Trekkie Parsons - Still Life

Trekkie Parsons - Still Life

£1,950

TREKKIE RITCHIE PARSONS

(1902-1995)


Summer Flowers in a Glass Bottle


Signed with initials l.r.: TR

Oil on board

Framed


34.5 by 24 cm.; 13 ½ by 9 ½ in.

(frame size 45 by 34 cm., 17 ¾ by 13 ½  in.)


Provenance:

The artist’s family;

Private collection.


Marjorie Tulip Ritchie, known at Trekkie, was born in South Africa in 1902.  The family moved to England in 1917 and Trekkie started her studies at the Slade School of Fine Art.  In 1926 she married Peter Brooker, a fellow student at the Slade.  This marriage was short lived and in 1934 she married Ian Parsons, an editor at Chatto & Windus.  Sometime between the wars Trekkie’s sister introduced her to Leonard and Virginia Woolf.  After Virginia’s death Leonard and Trekkie formed an unusual relationship and she and her husband moved next door to Leonard Wolf’s house in Victoria Square.  She would divide her time between Leonard and her husband often travelling with them separately, acting as hostess to them both and spending a great deal of time with Leonard at Monk’s House in Rodmell, Sussex.  When apart, she and Leonard wrote many letters to one another which were published in 1974 as Love Letters: Leonard Woolf and Trekkie Parsons.  After his death Leonard left Monk’s House to Trekkie who presented it to the University of Sussex.  It is now in the hands of the National Trust and still holds a large collection of her paintings.
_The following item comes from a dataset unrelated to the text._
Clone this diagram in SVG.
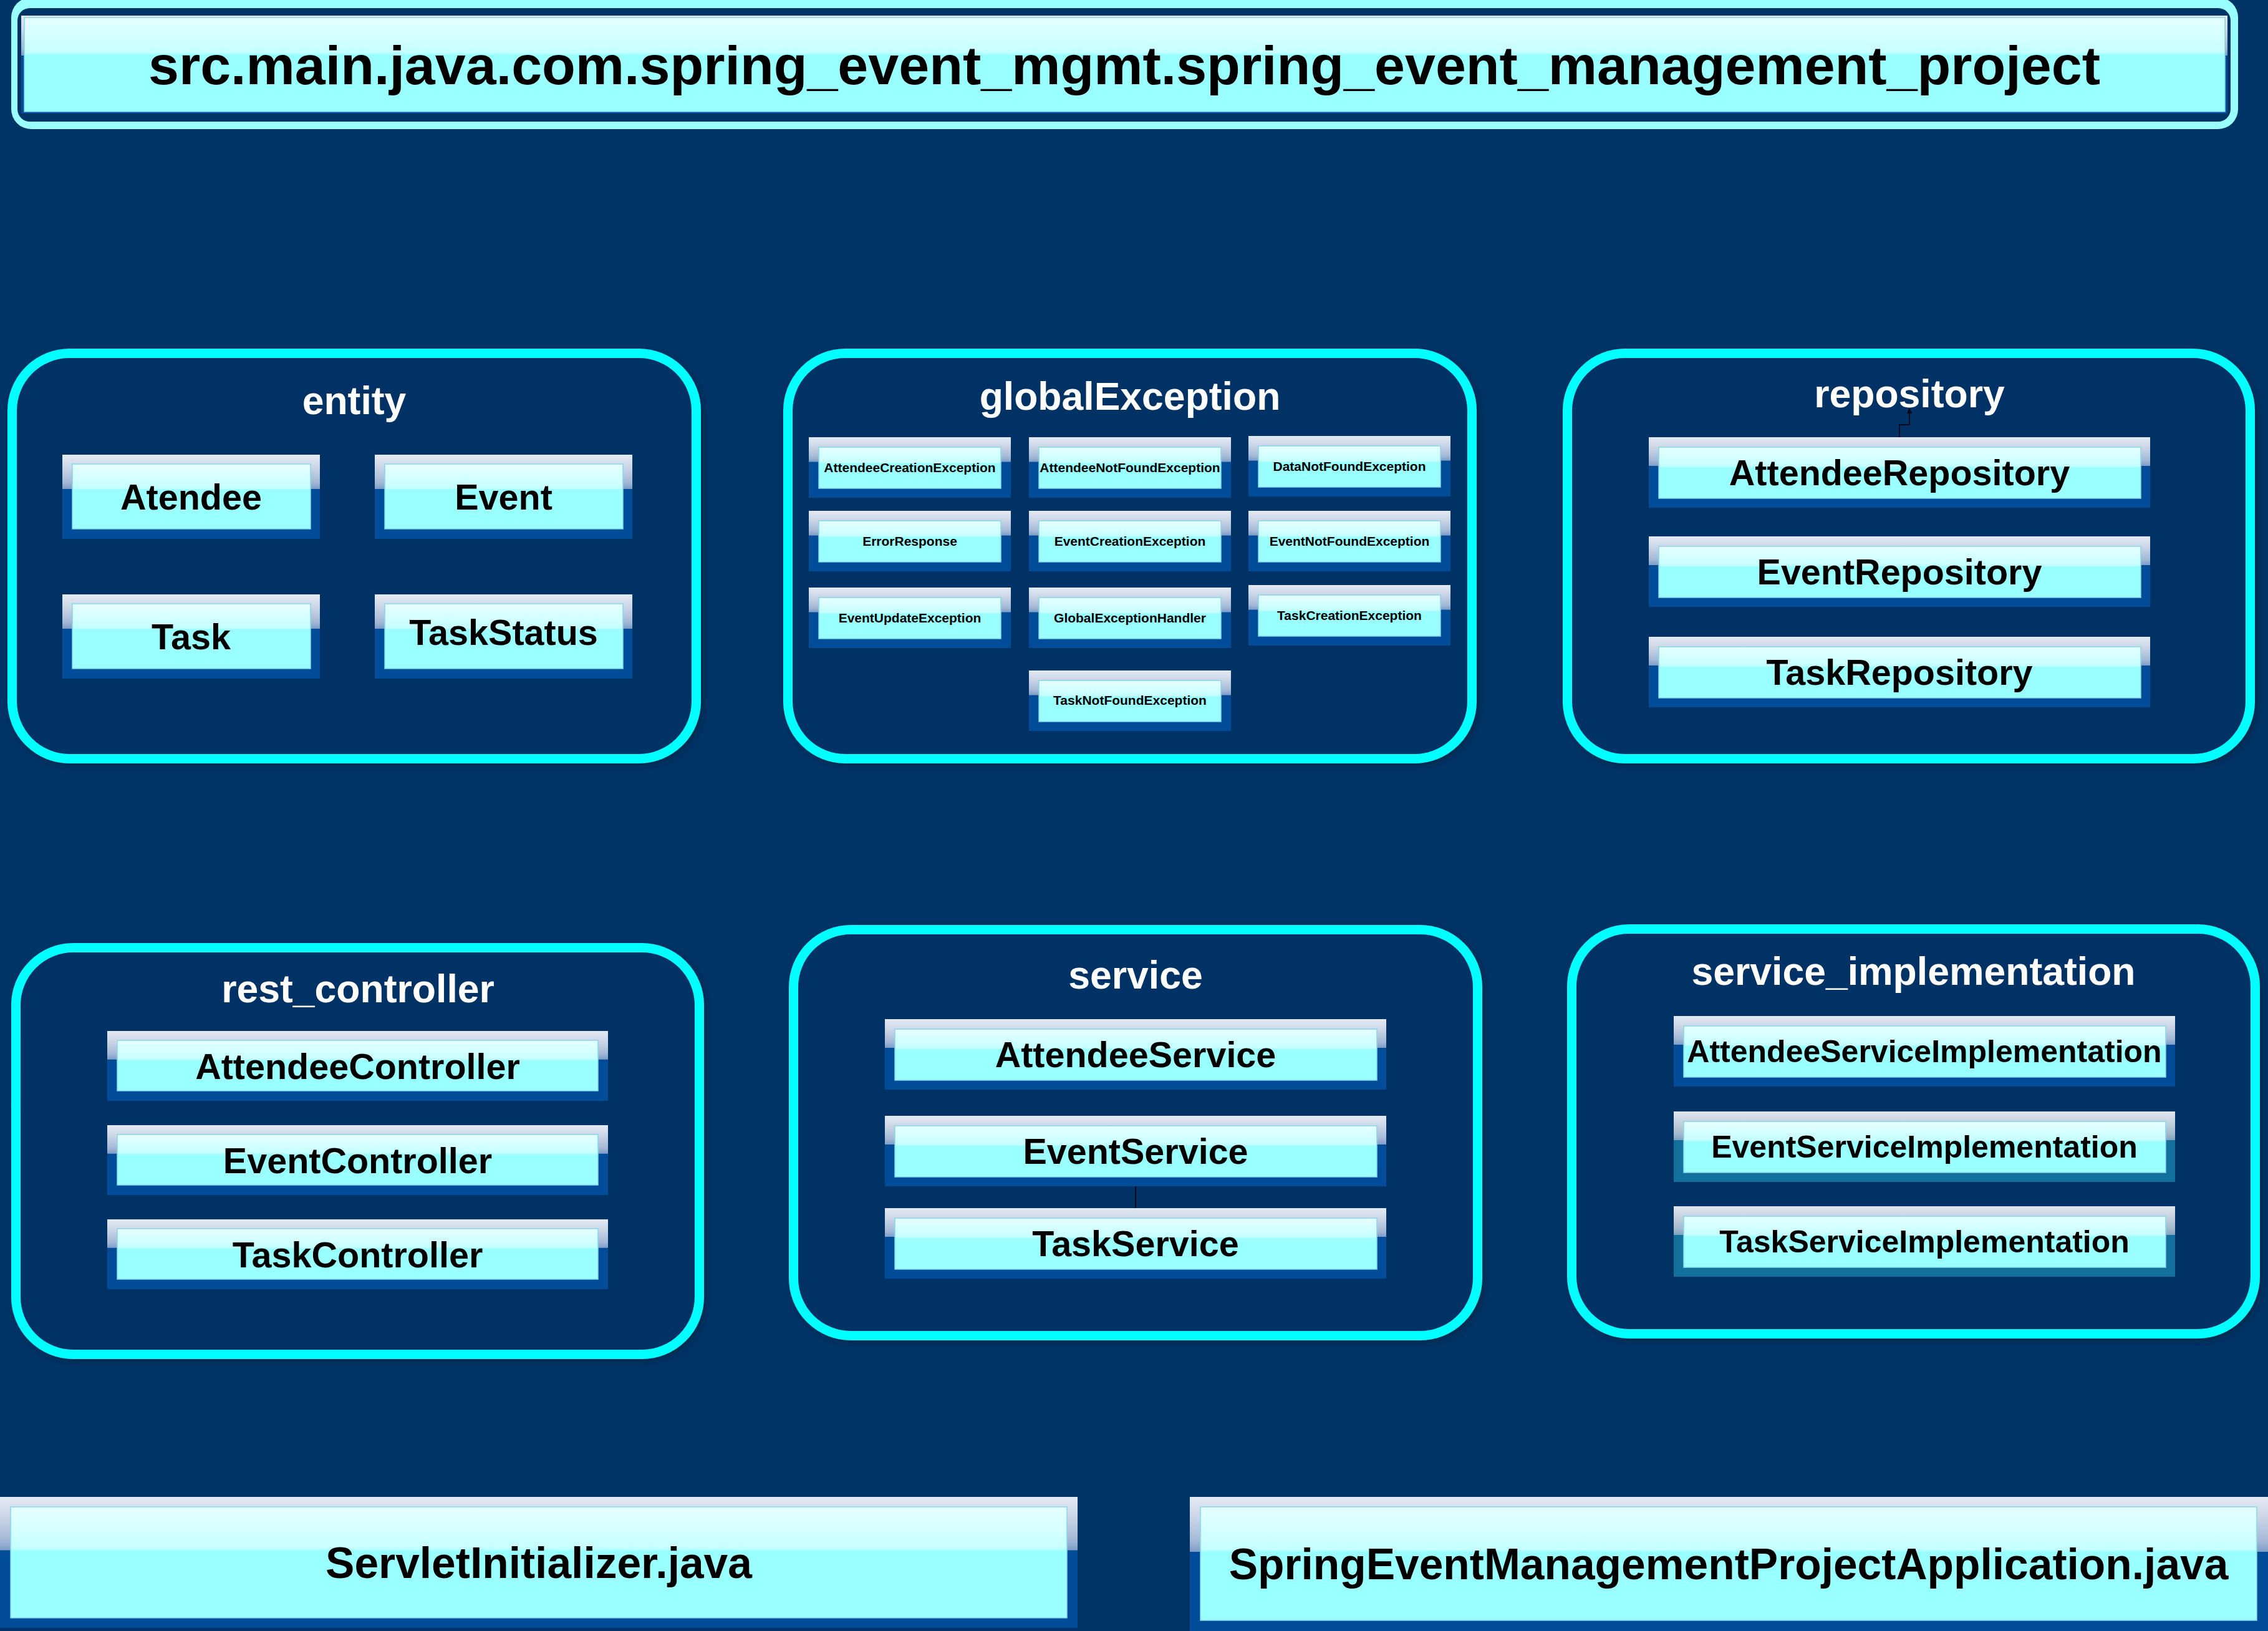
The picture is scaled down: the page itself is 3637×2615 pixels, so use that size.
<svg xmlns="http://www.w3.org/2000/svg" width="3637" height="2615" viewBox="0 0 3637 2615">
<defs>
<linearGradient id="og" x1="0" y1="0" x2="0" y2="1">
<stop offset="0" stop-color="#e4eaf3"/><stop offset="0.15" stop-color="#cbd6e7"/><stop offset="0.33" stop-color="#a3b8d6"/><stop offset="0.405" stop-color="#7e9dc8"/><stop offset="0.41" stop-color="#004c99"/><stop offset="1" stop-color="#004c99"/>
</linearGradient>
<linearGradient id="og2" x1="0" y1="0" x2="0" y2="1">
<stop offset="0" stop-color="#dfe6ed"/><stop offset="0.15" stop-color="#c6d3df"/><stop offset="0.33" stop-color="#9fb8cc"/><stop offset="0.405" stop-color="#7fa3bf"/><stop offset="0.41" stop-color="#136f9c"/><stop offset="1" stop-color="#136f9c"/>
</linearGradient>
<linearGradient id="ig" x1="0" y1="0" x2="0" y2="1">
<stop offset="0" stop-color="#e6ffff"/><stop offset="0.37" stop-color="#c6ffff"/><stop offset="0.4" stop-color="#99ffff"/><stop offset="1" stop-color="#99ffff"/>
</linearGradient>
<filter id="sh" x="-5%" y="-5%" width="110%" height="110%">
<feDropShadow dx="4" dy="4" stdDeviation="4" flood-color="#001a33" flood-opacity="0.5"/>
</filter>
<marker id="arr" viewBox="0 0 10 10" refX="10" refY="5" markerWidth="9" markerHeight="9" markerUnits="userSpaceOnUse" orient="auto">
<path d="M0,0 L10,5 L0,10 z" fill="#0a0a1a"/>
</marker>
<style>
.cont{fill:#003366;stroke:#00ffff;stroke-width:15;filter:url(#sh)}
.ct{font-family:"Liberation Sans",Arial,sans-serif;font-weight:bold;font-size:62.5px;fill:#ffffff;text-anchor:middle}
.bo{fill:url(#og)}
.bo2{fill:url(#og2)}
.bi{fill:url(#ig);stroke:#86d6ea;stroke-width:1.5}
.t{font-family:"Liberation Sans",Arial,sans-serif;font-weight:bold;fill:#000000;text-anchor:middle}
.f57{font-size:57.5px}
.f50{font-size:50px}
.f21{font-size:21px}
.f70{font-size:69.5px}
.f88{font-size:88px}
</style>
</defs>
<rect x="0" y="0" width="3637" height="2615" fill="#003366"/>

<g id="title">
<rect x="18" y="-4" width="3571" height="211" rx="32" fill="#99ffff"/>
<rect x="28" y="13" width="3549" height="182" rx="20" fill="#003366"/>
<rect class="bo" x="34" y="25" width="3538" height="157"/>
<rect class="bi" x="39" y="28" width="3529" height="151"/>
<text class="t f88" x="1803" y="135">src.main.java.com.spring_event_mgmt.spring_event_management_project</text>
</g>

<g id="entity">
<rect class="cont" x="19.5" y="566.5" width="1097" height="650" rx="92"/>
<text class="ct" x="568" y="664">entity</text>
<g id="n-atendee"><rect class="bo" x="100" y="729" width="413" height="135"/><rect class="bi" x="116" y="744" width="382" height="104"/><text class="t f57" x="306.5" y="817">Atendee</text></g>
<g id="n-event"><rect class="bo" x="601" y="729" width="413" height="135"/><rect class="bi" x="617" y="744" width="382" height="104"/><text class="t f57" x="807.5" y="817">Event</text></g>
<g id="n-task"><rect class="bo" x="100" y="953" width="413" height="135"/><rect class="bi" x="116" y="968" width="382" height="104"/><text class="t f57" x="306.5" y="1041">Task</text></g>
<g id="n-taskstatus"><rect class="bo" x="601" y="953" width="413" height="135"/><rect class="bi" x="617" y="968" width="382" height="104"/><text class="t f57" x="807.5" y="1034">TaskStatus</text></g>
</g>

<g id="globalException">
<rect class="cont" x="1263.5" y="566.5" width="1097" height="650" rx="92"/>
<text class="ct" x="1812" y="657">globalException</text>
<g id="n-attendeecreationexception"><rect class="bo" x="1297" y="701" width="324" height="97"/><rect class="bi" x="1313" y="717" width="292" height="66"/><text class="t f21" x="1459" y="757">AttendeeCreationException</text></g>
<g id="n-attendeenotfoundexception"><rect class="bo" x="1650" y="701" width="324" height="97"/><rect class="bi" x="1666" y="717" width="292" height="66"/><text class="t f21" x="1812" y="757">AttendeeNotFoundException</text></g>
<g id="n-datanotfoundexception"><rect class="bo" x="2002" y="699" width="324" height="97"/><rect class="bi" x="2018" y="715" width="292" height="66"/><text class="t f21" x="2164" y="755">DataNotFoundException</text></g>
<g id="n-errorresponse"><rect class="bo" x="1297" y="819" width="324" height="97"/><rect class="bi" x="1313" y="835" width="292" height="66"/><text class="t f21" x="1459" y="875">ErrorResponse</text></g>
<g id="n-eventcreationexception"><rect class="bo" x="1650" y="819" width="324" height="97"/><rect class="bi" x="1666" y="835" width="292" height="66"/><text class="t f21" x="1812" y="875">EventCreationException</text></g>
<g id="n-eventnotfoundexception"><rect class="bo" x="2002" y="819" width="324" height="97"/><rect class="bi" x="2018" y="835" width="292" height="66"/><text class="t f21" x="2164" y="875">EventNotFoundException</text></g>
<g id="n-eventupdateexception"><rect class="bo" x="1297" y="942" width="324" height="97"/><rect class="bi" x="1313" y="958" width="292" height="66"/><text class="t f21" x="1459" y="998">EventUpdateException</text></g>
<g id="n-globalexceptionhandler"><rect class="bo" x="1650" y="942" width="324" height="97"/><rect class="bi" x="1666" y="958" width="292" height="66"/><text class="t f21" x="1812" y="998">GlobalExceptionHandler</text></g>
<g id="n-taskcreationexception"><rect class="bo" x="2002" y="938" width="324" height="97"/><rect class="bi" x="2018" y="954" width="292" height="66"/><text class="t f21" x="2164" y="994">TaskCreationException</text></g>
<g id="n-tasknotfoundexception"><rect class="bo" x="1650" y="1075" width="324" height="97"/><rect class="bi" x="1666" y="1091" width="292" height="66"/><text class="t f21" x="1812" y="1130">TaskNotFoundException</text></g>
</g>

<g id="repository">
<rect class="cont" x="2513.5" y="566.5" width="1095" height="650" rx="92"/>
<text class="ct" x="3062" y="653">repository</text>
<g id="n-attendeerepository"><rect class="bo" x="2644" y="701" width="804" height="113"/><rect class="bi" x="2660" y="717" width="773" height="82"/><text class="t f57" x="3046" y="778">AttendeeRepository</text></g>
<g id="n-eventrepository"><rect class="bo" x="2644" y="860" width="804" height="113"/><rect class="bi" x="2660" y="876" width="773" height="82"/><text class="t f57" x="3046" y="937">EventRepository</text></g>
<g id="n-taskrepository"><rect class="bo" x="2644" y="1021" width="804" height="113"/><rect class="bi" x="2660" y="1037" width="773" height="82"/><text class="t f57" x="3046" y="1098">TaskRepository</text></g>
</g>

<g id="rest_controller">
<rect class="cont" x="25.5" y="1519.5" width="1096" height="652" rx="92"/>
<text class="ct" x="574" y="1607">rest_controller</text>
<g id="n-attendeecontroller"><rect class="bo" x="172" y="1653" width="803" height="112"/><rect class="bi" x="188" y="1668" width="771" height="81"/><text class="t f57" x="573.5" y="1730">AttendeeController</text></g>
<g id="n-eventcontroller"><rect class="bo" x="172" y="1804" width="803" height="112"/><rect class="bi" x="188" y="1819" width="771" height="81"/><text class="t f57" x="573.5" y="1881">EventController</text></g>
<g id="n-taskcontroller"><rect class="bo" x="172" y="1955" width="803" height="112"/><rect class="bi" x="188" y="1970" width="771" height="81"/><text class="t f57" x="573.5" y="2032">TaskController</text></g>
</g>

<g id="service">
<rect class="cont" x="1272.5" y="1490.5" width="1097" height="651" rx="92"/>
<text class="ct" x="1821" y="1585">service</text>
<g id="n-attendeeservice"><rect class="bo" x="1419" y="1634" width="804" height="113"/><rect class="bi" x="1435" y="1650" width="773" height="82"/><text class="t f57" x="1821" y="1711">AttendeeService</text></g>
<g id="n-eventservice"><rect class="bo" x="1419" y="1789" width="804" height="113"/><rect class="bi" x="1435" y="1805" width="773" height="82"/><text class="t f57" x="1821" y="1866">EventService</text></g>
<g id="n-taskservice"><rect class="bo" x="1419" y="1937" width="804" height="113"/><rect class="bi" x="1435" y="1953" width="773" height="82"/><text class="t f57" x="1821" y="2014">TaskService</text></g>
</g>

<g id="service_implementation">
<rect class="cont" x="2520.5" y="1489.5" width="1096" height="649" rx="92"/>
<text class="ct" x="3068.5" y="1579">service_implementation</text>
<g id="n-attendeeserviceimplementation"><rect class="bo" x="2684" y="1629" width="804" height="113"/><rect class="bi" x="2700" y="1645" width="773" height="82"/><text class="t f50" x="3086" y="1703">AttendeeServiceImplementation</text></g>
<g id="n-eventserviceimplementation"><rect class="bo2" x="2684" y="1782" width="804" height="113"/><rect class="bi" x="2700" y="1798" width="773" height="82"/><text class="t f50" x="3086" y="1856">EventServiceImplementation</text></g>
<g id="n-taskserviceimplementation"><rect class="bo2" x="2684" y="1934" width="804" height="113"/><rect class="bi" x="2700" y="1950" width="773" height="82"/><text class="t f50" x="3086" y="2008">TaskServiceImplementation</text></g>
</g>

<g id="n-servletinitializer">
<rect class="bo" x="0" y="2400" width="1728" height="210"/><rect class="bi" x="17" y="2416" width="1694" height="178"/>
<text class="t f70" x="864" y="2530">ServletInitializer.java</text>
</g>
<g id="n-springeventmanagementprojectapplication">
<rect class="bo" x="1908" y="2400" width="1729" height="216"/><rect class="bi" x="1925" y="2416" width="1694" height="182"/>
<text class="t f70" x="2772" y="2532">SpringEventManagementProjectApplication.java</text>
</g>

<g id="connectors" fill="none" stroke="#0a0a1a" stroke-width="2">
<path d="M3046,701 V681 H3062 V654" marker-end="url(#arr)"/>
<path d="M1821,1902 V1937"/>
</g>
</svg>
As an artist she used and signed with her maiden name: Tulip “Trekkie” Ritchie.  She had a great love of flowers which she painted frequently along with portraits, interiors and landscapes.  She held several exhibitions of her paintings in Lewes.  She illustrated a number of books for both Chatto & Windus and Leonard and Virginia Wolf’s Hogarth Press commissioned her to design dust-jackets and illustrations for Vita Sackville-West’s All Passion Spent (1931); John Hampson’s Saturday Night at the Greyhound (1931) and Norah and William Montgomerie’s Scottish Nursery Rhymes (1946).